In 2011 a horrid 2,700 cars were forecast to parade – not as in the old days of Tillicum’s convertible-riding and reigning Queen and King – up and down Portland Ave.
Now, as it turns out, only 2,100 do.
Twenty-five percent of which – while not faster than a speeding bullet given they speed but only speed a little although some speed “unreasonably fast” – are five miles per hour over the speed limit.
And that statistic right there – not you as a statistic, although maybe – but the speed-thing, has the Transpo Group concerned.
“As a general guideline, speeding along a roadway segment is an issue when more than 15 percent of the vehicles exceed the speed limit by at least 5 mph.”
And we’re looking at nearly 25 percent.
So it’s an issue.
How much of an issue?
Desireé Winkler, Transportation Division Manager for the City of Lakewood, says the money that had been earmarked, promised, dedicated, and otherwise singularly and solely assigned and “set aside for the specific purpose of making adjustments in traffic calming measures” as stipulated in the Right of Way Permit 11192 (p.7 of 11, XIV; Permit Application Date: August 25, 2011):
At least not all of it.
Of the $100,000 obtained from Camp Murray to deal with ‘issues,’ $85,000 instead is going to pay for gutters.
The last time gutters were responsible for the death, abrasion or other serious or even symbolic injury sustained by a citizen is, well, unknown.
But hey, it’s possible.
Just this past April 26, the “News of the Weird” column in The Tacoma News Tribune (B12) related the new billing requirements for doctors to report to insurance companies why the latter should pay up for diagnosis and treatments to their insured.
“Balloon collision” for example.
Seriously.

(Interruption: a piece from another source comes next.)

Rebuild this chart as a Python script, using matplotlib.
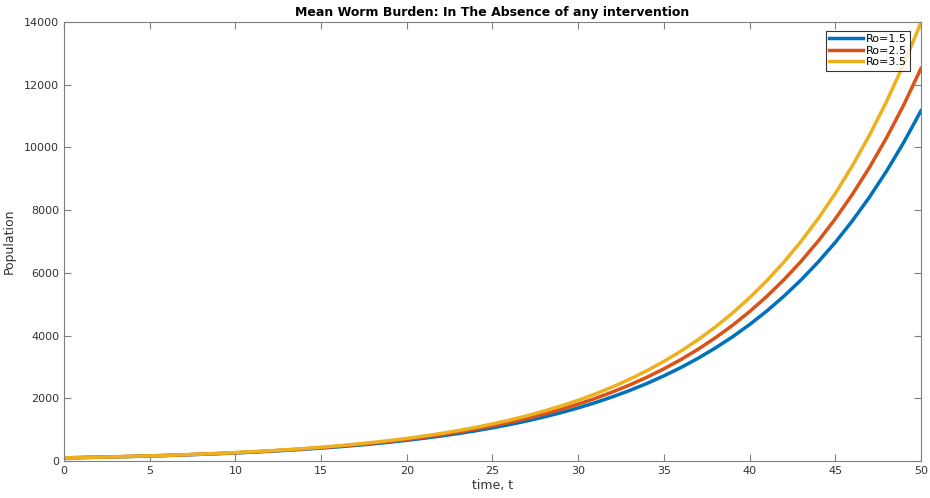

Happens all the time.
“Knitting and Crocheting” was another.
“An injury occurring at an opera house,” seems a stretch but perhaps a high F-sharp, breaking glass, that sort of thing.
“If the patient is injured by walking into a lamppost,” even merited a separate ledger entry.
You can see it (pun intended – lamppost, get it?) can’t you.
With apologies to Simon and Garfunkel,
What cha knowing?
I’ve come to watch your flowers growing.”
And with a marijuana-legal-in-Washington “Doot-in’ doo-doo,” the drugee straightens – as best he can – and slams right into the lamppost.
There’s not only “separate codes for the first such lamppost collision (but) for repeat collisions.”
All of which, more or less, fast or slow brings us back to the original question: If walking into a lamppost can be labeled an insurable injury, what do you call a misappropriation of funds?